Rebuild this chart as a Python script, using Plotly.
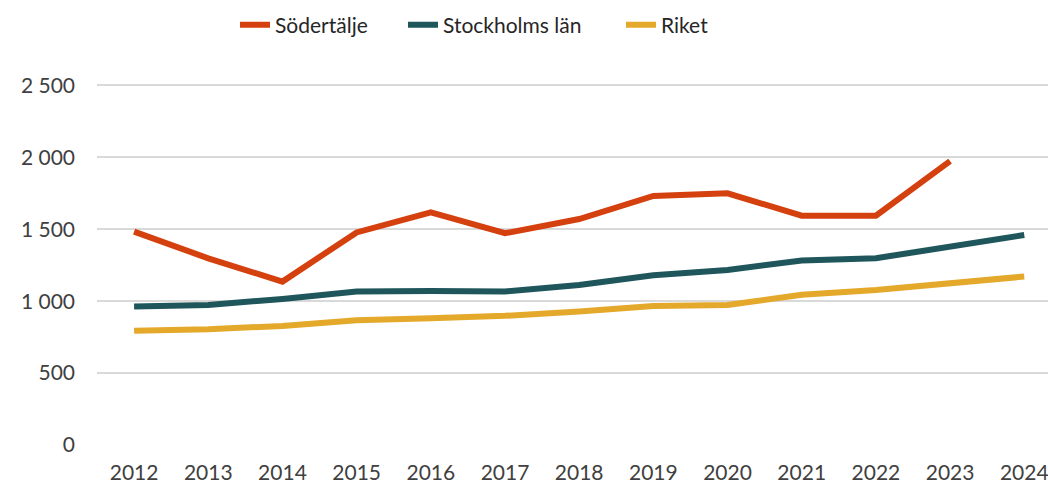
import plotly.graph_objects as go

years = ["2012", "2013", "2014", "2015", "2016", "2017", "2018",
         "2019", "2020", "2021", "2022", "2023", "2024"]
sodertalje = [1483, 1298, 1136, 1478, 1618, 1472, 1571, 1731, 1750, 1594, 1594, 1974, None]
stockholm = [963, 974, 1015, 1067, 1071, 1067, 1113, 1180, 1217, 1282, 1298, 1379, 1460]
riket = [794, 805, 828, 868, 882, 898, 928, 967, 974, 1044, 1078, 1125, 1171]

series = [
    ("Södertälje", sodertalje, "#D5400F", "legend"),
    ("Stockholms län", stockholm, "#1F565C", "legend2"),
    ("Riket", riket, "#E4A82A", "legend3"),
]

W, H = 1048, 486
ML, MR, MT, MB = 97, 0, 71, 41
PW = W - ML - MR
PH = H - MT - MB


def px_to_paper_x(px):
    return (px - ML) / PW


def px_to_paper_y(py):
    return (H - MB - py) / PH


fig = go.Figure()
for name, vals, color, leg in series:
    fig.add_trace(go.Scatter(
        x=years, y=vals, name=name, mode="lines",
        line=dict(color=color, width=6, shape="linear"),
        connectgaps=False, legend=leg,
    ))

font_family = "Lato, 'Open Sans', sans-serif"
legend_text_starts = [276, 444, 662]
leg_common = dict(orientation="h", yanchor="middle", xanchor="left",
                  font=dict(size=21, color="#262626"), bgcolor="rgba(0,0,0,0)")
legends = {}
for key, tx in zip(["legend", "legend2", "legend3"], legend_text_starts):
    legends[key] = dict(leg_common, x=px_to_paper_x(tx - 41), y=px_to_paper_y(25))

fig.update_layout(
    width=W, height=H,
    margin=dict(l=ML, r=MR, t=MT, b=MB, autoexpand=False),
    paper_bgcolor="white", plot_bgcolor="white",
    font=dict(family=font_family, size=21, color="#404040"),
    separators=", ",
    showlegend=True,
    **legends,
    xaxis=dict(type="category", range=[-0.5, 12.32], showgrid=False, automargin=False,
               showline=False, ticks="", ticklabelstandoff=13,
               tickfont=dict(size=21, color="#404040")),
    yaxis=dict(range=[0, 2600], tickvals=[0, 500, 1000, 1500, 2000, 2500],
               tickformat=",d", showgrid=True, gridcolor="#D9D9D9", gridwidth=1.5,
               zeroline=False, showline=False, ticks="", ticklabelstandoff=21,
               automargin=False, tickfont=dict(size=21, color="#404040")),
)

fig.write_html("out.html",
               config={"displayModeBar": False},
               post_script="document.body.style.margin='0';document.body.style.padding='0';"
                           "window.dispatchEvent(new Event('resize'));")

────────────────────────────────────────

Written exercise.
Print, exactly as written, the lines above from the first one to the one containing "import plotly.graph_objects as go". Leave out pictures.

The completed task.
Rebuild this chart as a Python script, using Plotly.
import plotly.graph_objects as go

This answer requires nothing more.